Just how much of this modern environmental dilemma is the result of sin is will beyond the space and inclination of this article. However, the solution to the sin problem is not. And the real problem does not rest with the sinners in that big evil world out there. The problem rests to a large degree within the church.
It has come to my attention recently that historically in times when the world or society seems to be in pretty good shape, the church preaches a gospel message centered in the cross of Jesus Christ alone, His death for the sins of mankind and His resurrection as the visible sign that it all worked.
In times when the church proclaims another gospel, basically something that man adds to that Christ alone gospel, or instead of the true gospel, things tend to deteriorate at a rapid pace, and stupendous changes take place within and outside of human civilizations.
I seriously doubt that humanity is going to do anything significant about green house gases in the atmosphere. However, things are getting really serious with those who treat this as a fundamentalist religion. They are acting like religious zealots. The problem is that gases only occupy the space not occupied by birds, animals, plants, people, and similar kinds. Burn a stick of wood, you can get warm, and it is carbon neutral. With a similar volume of coal, you will get somewhat to significantly warmer, but it is not carbon neutral, so you need to purchase some carbon credits. It makes perfect sense in this vapor religion.
I seriously believe that those conglomerate clarno palisades were the result of the great uplift of land following the Genesis Flood. If the Bible be true in any sense that can only be thousands of years ago. If you look out into the back country you will clearly see that these deposits rest on basalt and in the distance there are some clarno deposits with a layer of basalt on top. That is some pretty heavy stupendous change. Not just something to do with geologic changes, commonly known as catastrophism.
It is a whole lot easier to believe that it all took place over millions of years, even though you can see a long piece of a vertical petrified log about forty feet up one of the faces. Especially when John the Park Ranger told me that there was about 2000 feet of basalt overlying the preexisting sediments in this location, and then the clarno is on top of that. That is some pretty significant change. To use the term stupendous or even catastrophic, is way too gentile. Put into the context of the Bible which says that in the Genesis Flood only eight people survived, and all this geology is a result of sin, should scare the hell out of any at all rational person.
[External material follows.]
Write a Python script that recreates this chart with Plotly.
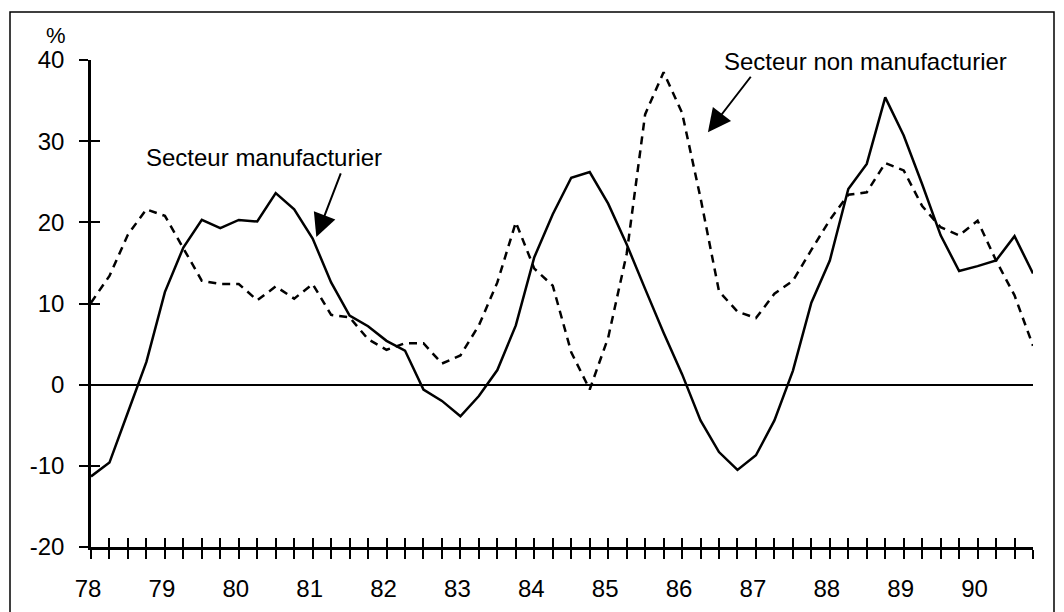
import plotly.graph_objects as go

# quarterly observations, 1978Q1 .. 1990Q4
quarters = [78 + q / 4 for q in range(52)]
year_labels = ["78", "79", "80", "81", "82", "83", "84", "85", "86", "87", "88", "89", "90"]

# Secteur manufacturier (solid)
manuf = [-11.3, -9.6, -3.4, 2.8, 11.4, 16.9, 20.3, 19.3, 20.3, 20.1,
         23.6, 21.6, 18.0, 12.6, 8.5, 7.2, 5.4, 4.2, -0.6, -2.0,
         -3.9, -1.4, 1.8, 7.3, 15.7, 21.0, 25.5, 26.2, 22.3, 17.3,
         11.8, 6.4, 1.3, -4.4, -8.3, -10.5, -8.7, -4.4, 1.7, 10.1,
         15.3, 24.1, 27.2, 35.4, 30.7, 24.7, 18.4, 14.0, 14.6, 15.3,
         18.3, 13.7]

# Secteur non manufacturier (dashed)
non_manuf = [10.1, 13.4, 18.5, 21.6, 20.8, 16.8, 12.8, 12.4, 12.4, 10.4,
             12.1, 10.6, 12.4, 8.6, 8.3, 5.6, 4.3, 5.1, 5.1, 2.6,
             3.6, 7.3, 12.6, 20.0, 14.3, 12.2, 4.0, -0.6, 5.8, 16.1,
             33.3, 38.5, 33.5, 23.0, 11.5, 9.0, 8.2, 11.2, 12.8, 16.6,
             20.3, 23.4, 23.7, 27.3, 26.4, 22.0, 19.4, 18.4, 20.2, 15.3,
             11.0, 4.8]

y_ticks = [-20, -10, 0, 10, 20, 30, 40]
y_tick_text = ["-20", "-10", "0", "10", "20", "30", "40"]

tick_text = [year_labels[i // 4] if i % 4 == 0 else "" for i in range(len(quarters))]

FONT = "Arial, Liberation Sans, sans-serif"

# the page adds an 8px body margin, so the plot box is placed 8px up/left
L, T, PW, PH = 83, 52, 942, 487


def px_x(px):
    # page pixel -> paper x
    return (px - 8 - L) / PW


def px_y(px):
    # page pixel -> paper y
    return (T + PH - (px - 8)) / PH


fig = go.Figure()
fig.add_trace(go.Scatter(x=quarters, y=manuf, mode="lines",
                         line=dict(color="black", width=2.5),
                         name="Secteur manufacturier", hoverinfo="skip"))
fig.add_trace(go.Scatter(x=quarters, y=non_manuf, mode="lines",
                         line=dict(color="black", width=2.5, dash="8px,6px"),
                         name="Secteur non manufacturier", hoverinfo="skip"))
# empty trace so the overlay axes (inner half of the crossing ticks) get drawn
fig.add_trace(go.Scatter(x=[], y=[], xaxis="x2", yaxis="y2", showlegend=False))

axis_common = dict(showgrid=False, tickcolor="black", tickwidth=2, ticklen=9)

fig.update_layout(
    width=1064, height=612,
    margin=dict(l=L, r=1064 - L - PW, t=T, b=612 - T - PH),
    paper_bgcolor="white", plot_bgcolor="white",
    showlegend=False,
    font=dict(family=FONT, size=24, color="black"),
    xaxis=dict(range=[78, 90.75], tickmode="array", tickvals=quarters, ticktext=tick_text,
               ticks="outside", showline=True, linecolor="black", linewidth=2.5,
               zeroline=False, ticklabelstandoff=9, ticklabelshift=-3,
               tickfont=dict(size=24), **axis_common),
    yaxis=dict(range=[-20, 40], tickmode="array", tickvals=y_ticks, ticktext=y_tick_text,
               ticks="outside", showline=True, linecolor="black", linewidth=2.5,
               zeroline=True, zerolinecolor="black", zerolinewidth=2,
               ticklabelstandoff=10, tickfont=dict(size=24), **axis_common),
    xaxis2=dict(range=[78, 90.75], overlaying="x", anchor="y2", side="bottom",
                tickmode="array", tickvals=quarters, ticks="inside",
                showticklabels=False, showline=False, zeroline=False, **axis_common),
    yaxis2=dict(range=[-20, 40], overlaying="y", anchor="x2", side="left",
                tickmode="array", tickvals=y_ticks, ticks="inside",
                showticklabels=False, showline=False, zeroline=False, **axis_common),
)

# outer frame
fig.add_shape(type="rect", xref="paper", yref="paper",
              x0=px_x(10), x1=px_x(1054), y0=px_y(640), y1=px_y(12),
              line=dict(color="black", width=1.5))

fig.add_annotation(text="%", xref="paper", yref="paper",
                   x=px_x(56), y=px_y(36), xanchor="center", yanchor="middle",
                   showarrow=False, font=dict(size=22))

fig.add_annotation(text="Secteur manufacturier", xref="paper", yref="paper",
                   x=px_x(264), y=px_y(157), xanchor="center", yanchor="middle",
                   showarrow=False)
fig.add_annotation(text="", x=81.05, y=18.2, ax=25, ay=-65,
                   showarrow=True, arrowhead=2, arrowsize=2.3, arrowwidth=2,
                   arrowcolor="black")

fig.add_annotation(text="Secteur non manufacturier", xref="paper", yref="paper",
                   x=px_x(865), y=px_y(62), xanchor="center", yanchor="middle",
                   showarrow=False)
fig.add_annotation(text="", x=86.35, y=31.1, ax=44, ay=-57,
                   showarrow=True, arrowhead=2, arrowsize=2.3, arrowwidth=2,
                   arrowcolor="black")

fig.write_html("out.html")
A line in one of my western songs by Don Edwards about a cattle stampede says that “that’s a whole lot more powerful than a camp meeting, when it comes to getting men to pray.”
If all this took place in a short period of hours, days, weeks, or even months, it surely is more powerful than any altar call any preacher ever gave.
So there are no truly green folks out there. And only a few green preachers. All the rest of the preachers are content to do things the way they learned, or were told how to do it. Give them those blinders to keep them on course, and they will never venture into a field where common grace and natural law rules. After all it would be uncivilized and they would not be in control of the circumstances. Who knows they truly might have to rely on God for their protection, from the snakes, the scorpions, and even the polar bears.